____ Information supplied

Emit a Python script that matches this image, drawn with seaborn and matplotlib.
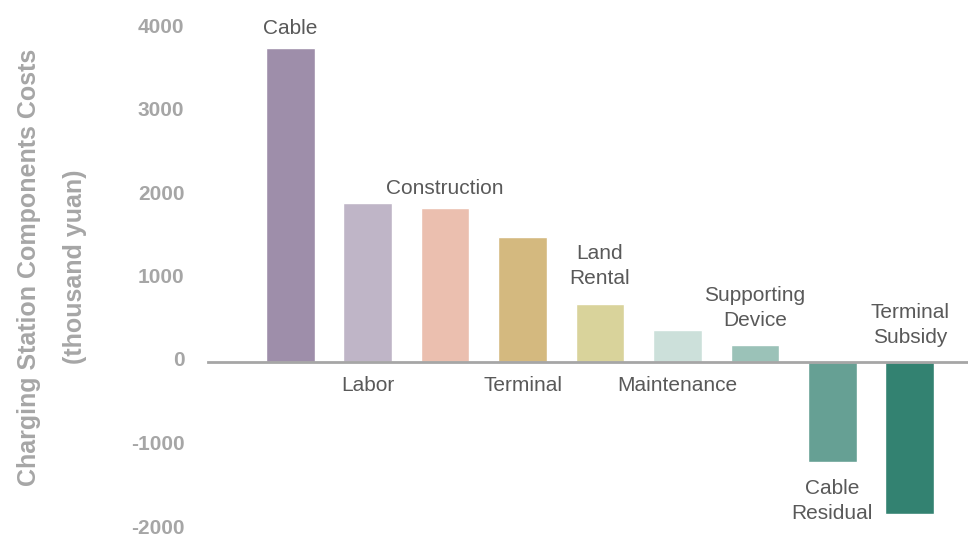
import matplotlib
matplotlib.use("Agg")
import matplotlib.pyplot as plt
from matplotlib.transforms import ScaledTranslation
import seaborn as sns
import pandas as pd

categories = ["Cable", "Labor", "Construction", "Terminal", "Land Rental",
              "Maintenance", "Supporting Device", "Cable Residual", "Terminal Subsidy"]
label_texts = ["Cable", "Labor", "Construction", "Terminal", "Land\nRental",
               "Maintenance", "Supporting\nDevice", "Cable\nResidual", "Terminal\nSubsidy"]
costs = [3760, 1910, 1850, 1500, 700, 380, 200, -1200, -1820]
colors = ["#9E8EAA", "#BFB5C7", "#EBBFAF", "#D4B97F", "#D9D39B",
          "#CCE0DA", "#9BC2B8", "#66A094", "#338271"]
yticks = [-2000, -1000, 0, 1000, 2000, 3000, 4000]

sns.set_theme(style="white")
plt.rcParams['font.family'] = ['Liberation Sans', 'DejaVu Sans']

df = pd.DataFrame({"category": categories, "cost": costs})

W, H = 968, 536
fig = plt.figure(figsize=(W / 100, H / 100), dpi=100)
top_px, bot_px = 28, 529
ax = fig.add_axes([208 / W, 1 - bot_px / H, 1 - 208 / W, (bot_px - top_px) / H])

sns.barplot(data=df, x="category", y="cost", hue="category", order=categories,
            hue_order=categories, palette=colors, legend=False, width=0.63,
            saturation=1, ax=ax)

ax.set_ylim(-2000, 4000)
ax.set_xlim(-1.06, 8.75)
ax.set_yticks(yticks)
ax.set_yticklabels([str(t) for t in yticks], fontsize=15, fontweight="bold",
                   color="#A6A6A6")
ax.tick_params(axis="y", length=0, pad=17)
shift = ScaledTranslation(0, 3 / 100, fig.dpi_scale_trans)
for lab in ax.get_yticklabels():
    lab.set_transform(lab.get_transform() + shift)
ax.set_xticks([])
ax.set_xlabel("")
ax.set_ylabel("")

fig.text(52 / W, 1 - 267 / H, "Charging Station Components Costs\n(thousand yuan)",
         rotation=90, ha="center", va="center", fontsize=18, fontweight="bold",
         color="#A6A6A6", linespacing=2.2, multialignment="center")

for s in ["top", "right", "left"]:
    ax.spines[s].set_visible(False)
ax.spines["bottom"].set_position(("data", 0))
ax.spines["bottom"].set_color("#A6A6A6")
ax.spines["bottom"].set_linewidth(2)

for i, (txt, v) in enumerate(zip(label_texts, costs)):
    extra = 4 * txt.count("\n")
    if i % 2 == 0:
        ax.annotate(txt, xy=(i, max(v, 0)), xytext=(0, 7 + extra), textcoords="offset points",
                    ha="center", va="bottom", fontsize=15, color="#595959",
                    linespacing=1.4)
    else:
        ax.annotate(txt, xy=(i, min(v, 0)), xytext=(0, -10 - extra / 2), textcoords="offset points",
                    ha="center", va="top", fontsize=15, color="#595959",
                    linespacing=1.4)

fig.savefig("out.png", dpi=100)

________

→ **Stated exercise**
Return each line where "matplotlib" shows up.

→ **Full response**
Emit a Python script that matches this image, drawn with seaborn and matplotlib.
import matplotlib
matplotlib.use("Agg")
import matplotlib.pyplot as plt
from matplotlib.transforms import ScaledTranslation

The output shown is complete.